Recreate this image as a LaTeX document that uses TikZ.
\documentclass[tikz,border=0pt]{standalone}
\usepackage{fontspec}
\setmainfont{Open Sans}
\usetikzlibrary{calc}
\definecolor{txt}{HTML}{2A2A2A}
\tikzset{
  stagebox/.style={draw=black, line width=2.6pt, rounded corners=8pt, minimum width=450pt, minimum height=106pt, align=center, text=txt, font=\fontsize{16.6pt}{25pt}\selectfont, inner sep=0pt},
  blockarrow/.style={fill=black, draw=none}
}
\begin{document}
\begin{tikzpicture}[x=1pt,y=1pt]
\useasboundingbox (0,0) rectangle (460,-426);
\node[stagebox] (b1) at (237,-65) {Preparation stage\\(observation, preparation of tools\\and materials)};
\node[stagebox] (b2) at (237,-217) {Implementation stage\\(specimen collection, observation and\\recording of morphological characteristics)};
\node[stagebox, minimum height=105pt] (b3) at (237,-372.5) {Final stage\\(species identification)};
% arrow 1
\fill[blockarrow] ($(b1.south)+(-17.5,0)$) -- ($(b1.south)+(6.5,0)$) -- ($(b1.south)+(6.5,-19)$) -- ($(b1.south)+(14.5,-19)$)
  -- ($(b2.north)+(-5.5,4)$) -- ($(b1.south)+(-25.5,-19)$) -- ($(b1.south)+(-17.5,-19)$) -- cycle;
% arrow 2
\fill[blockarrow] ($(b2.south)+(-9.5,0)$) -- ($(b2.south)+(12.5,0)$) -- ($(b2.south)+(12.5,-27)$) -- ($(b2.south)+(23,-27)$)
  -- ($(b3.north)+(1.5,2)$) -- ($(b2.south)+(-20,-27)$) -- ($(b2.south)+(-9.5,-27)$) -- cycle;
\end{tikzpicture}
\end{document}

··········

_EXERCISE BRIEF_.
Give back the data above exactly as it appears.

_CORRECT ANSWER_.
Recreate this image as a LaTeX document that uses TikZ.
\documentclass[tikz,border=0pt]{standalone}
\usepackage{fontspec}
\setmainfont{Open Sans}
\usetikzlibrary{calc}
\definecolor{txt}{HTML}{2A2A2A}
\tikzset{
  stagebox/.style={draw=black, line width=2.6pt, rounded corners=8pt, minimum width=450pt, minimum height=106pt, align=center, text=txt, font=\fontsize{16.6pt}{25pt}\selectfont, inner sep=0pt},
  blockarrow/.style={fill=black, draw=none}
}
\begin{document}
\begin{tikzpicture}[x=1pt,y=1pt]
\useasboundingbox (0,0) rectangle (460,-426);
\node[stagebox] (b1) at (237,-65) {Preparation stage\\(observation, preparation of tools\\and materials)};
\node[stagebox] (b2) at (237,-217) {Implementation stage\\(specimen collection, observation and\\recording of morphological characteristics)};
\node[stagebox, minimum height=105pt] (b3) at (237,-372.5) {Final stage\\(species identification)};
% arrow 1
\fill[blockarrow] ($(b1.south)+(-17.5,0)$) -- ($(b1.south)+(6.5,0)$) -- ($(b1.south)+(6.5,-19)$) -- ($(b1.south)+(14.5,-19)$)
  -- ($(b2.north)+(-5.5,4)$) -- ($(b1.south)+(-25.5,-19)$) -- ($(b1.south)+(-17.5,-19)$) -- cycle;
% arrow 2
\fill[blockarrow] ($(b2.south)+(-9.5,0)$) -- ($(b2.south)+(12.5,0)$) -- ($(b2.south)+(12.5,-27)$) -- ($(b2.south)+(23,-27)$)
  -- ($(b3.north)+(1.5,2)$) -- ($(b2.south)+(-20,-27)$) -- ($(b2.south)+(-9.5,-27)$) -- cycle;
\end{tikzpicture}
\end{document}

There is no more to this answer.